- _Given request_: Emit the data below verbatim, stripping out any pictures.

- _Data extract_:
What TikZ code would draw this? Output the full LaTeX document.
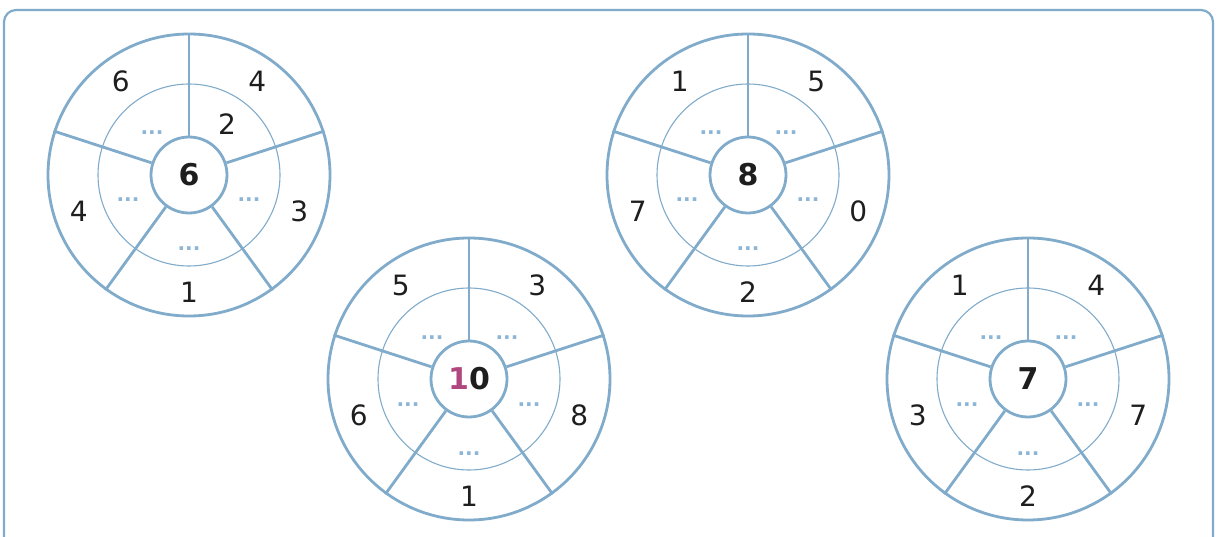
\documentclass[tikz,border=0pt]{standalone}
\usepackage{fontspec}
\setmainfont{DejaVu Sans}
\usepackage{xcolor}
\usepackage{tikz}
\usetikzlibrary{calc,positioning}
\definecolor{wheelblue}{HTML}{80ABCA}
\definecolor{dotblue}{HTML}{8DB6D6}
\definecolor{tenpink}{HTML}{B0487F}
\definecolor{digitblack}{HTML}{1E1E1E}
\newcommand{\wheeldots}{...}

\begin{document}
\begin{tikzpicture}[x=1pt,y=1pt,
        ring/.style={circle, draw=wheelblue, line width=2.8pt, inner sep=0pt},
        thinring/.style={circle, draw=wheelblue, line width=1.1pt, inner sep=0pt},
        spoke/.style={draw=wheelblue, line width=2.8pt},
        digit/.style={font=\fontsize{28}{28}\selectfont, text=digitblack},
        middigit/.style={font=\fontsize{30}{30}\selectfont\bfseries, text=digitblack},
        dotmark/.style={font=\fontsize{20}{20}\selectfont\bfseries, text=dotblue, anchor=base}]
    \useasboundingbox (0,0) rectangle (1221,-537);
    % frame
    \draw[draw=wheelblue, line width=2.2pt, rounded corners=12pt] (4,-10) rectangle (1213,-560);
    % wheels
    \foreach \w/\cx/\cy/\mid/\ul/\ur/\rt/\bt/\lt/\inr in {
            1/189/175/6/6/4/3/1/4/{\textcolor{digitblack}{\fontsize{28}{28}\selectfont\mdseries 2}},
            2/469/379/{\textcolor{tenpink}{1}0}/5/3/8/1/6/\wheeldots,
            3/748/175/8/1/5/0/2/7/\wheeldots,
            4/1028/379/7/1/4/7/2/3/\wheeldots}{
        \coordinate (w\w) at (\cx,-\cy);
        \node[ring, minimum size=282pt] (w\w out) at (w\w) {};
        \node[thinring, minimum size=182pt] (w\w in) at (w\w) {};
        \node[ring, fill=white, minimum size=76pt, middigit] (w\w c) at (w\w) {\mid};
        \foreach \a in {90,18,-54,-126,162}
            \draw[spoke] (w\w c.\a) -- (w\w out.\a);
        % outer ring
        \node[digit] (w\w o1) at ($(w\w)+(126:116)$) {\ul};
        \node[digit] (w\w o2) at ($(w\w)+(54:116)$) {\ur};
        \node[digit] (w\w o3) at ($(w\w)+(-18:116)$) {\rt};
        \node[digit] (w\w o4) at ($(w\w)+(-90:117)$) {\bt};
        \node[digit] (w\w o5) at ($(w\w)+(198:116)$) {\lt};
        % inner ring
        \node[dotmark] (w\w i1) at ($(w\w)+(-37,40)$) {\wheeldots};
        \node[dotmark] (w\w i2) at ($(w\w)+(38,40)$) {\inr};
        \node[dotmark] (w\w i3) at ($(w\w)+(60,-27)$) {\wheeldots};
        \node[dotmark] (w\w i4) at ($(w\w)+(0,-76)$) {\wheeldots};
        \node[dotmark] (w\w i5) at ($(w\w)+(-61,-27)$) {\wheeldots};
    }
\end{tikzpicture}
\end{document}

- _Exercise result_:
What TikZ code would draw this? Output the full LaTeX document.
\documentclass[tikz,border=0pt]{standalone}
\usepackage{fontspec}
\setmainfont{DejaVu Sans}
\usepackage{xcolor}
\usepackage{tikz}
\usetikzlibrary{calc,positioning}
\definecolor{wheelblue}{HTML}{80ABCA}
\definecolor{dotblue}{HTML}{8DB6D6}
\definecolor{tenpink}{HTML}{B0487F}
\definecolor{digitblack}{HTML}{1E1E1E}
\newcommand{\wheeldots}{...}

\begin{document}
\begin{tikzpicture}[x=1pt,y=1pt,
        ring/.style={circle, draw=wheelblue, line width=2.8pt, inner sep=0pt},
        thinring/.style={circle, draw=wheelblue, line width=1.1pt, inner sep=0pt},
        spoke/.style={draw=wheelblue, line width=2.8pt},
        digit/.style={font=\fontsize{28}{28}\selectfont, text=digitblack},
        middigit/.style={font=\fontsize{30}{30}\selectfont\bfseries, text=digitblack},
        dotmark/.style={font=\fontsize{20}{20}\selectfont\bfseries, text=dotblue, anchor=base}]
    \useasboundingbox (0,0) rectangle (1221,-537);
    % frame
    \draw[draw=wheelblue, line width=2.2pt, rounded corners=12pt] (4,-10) rectangle (1213,-560);
    % wheels
    \foreach \w/\cx/\cy/\mid/\ul/\ur/\rt/\bt/\lt/\inr in {
            1/189/175/6/6/4/3/1/4/{\textcolor{digitblack}{\fontsize{28}{28}\selectfont\mdseries 2}},
            2/469/379/{\textcolor{tenpink}{1}0}/5/3/8/1/6/\wheeldots,
            3/748/175/8/1/5/0/2/7/\wheeldots,
            4/1028/379/7/1/4/7/2/3/\wheeldots}{
        \coordinate (w\w) at (\cx,-\cy);
        \node[ring, minimum size=282pt] (w\w out) at (w\w) {};
        \node[thinring, minimum size=182pt] (w\w in) at (w\w) {};
        \node[ring, fill=white, minimum size=76pt, middigit] (w\w c) at (w\w) {\mid};
        \foreach \a in {90,18,-54,-126,162}
            \draw[spoke] (w\w c.\a) -- (w\w out.\a);
        % outer ring
        \node[digit] (w\w o1) at ($(w\w)+(126:116)$) {\ul};
        \node[digit] (w\w o2) at ($(w\w)+(54:116)$) {\ur};
        \node[digit] (w\w o3) at ($(w\w)+(-18:116)$) {\rt};
        \node[digit] (w\w o4) at ($(w\w)+(-90:117)$) {\bt};
        \node[digit] (w\w o5) at ($(w\w)+(198:116)$) {\lt};
        % inner ring
        \node[dotmark] (w\w i1) at ($(w\w)+(-37,40)$) {\wheeldots};
        \node[dotmark] (w\w i2) at ($(w\w)+(38,40)$) {\inr};
        \node[dotmark] (w\w i3) at ($(w\w)+(60,-27)$) {\wheeldots};
        \node[dotmark] (w\w i4) at ($(w\w)+(0,-76)$) {\wheeldots};
        \node[dotmark] (w\w i5) at ($(w\w)+(-61,-27)$) {\wheeldots};
    }
\end{tikzpicture}
\end{document}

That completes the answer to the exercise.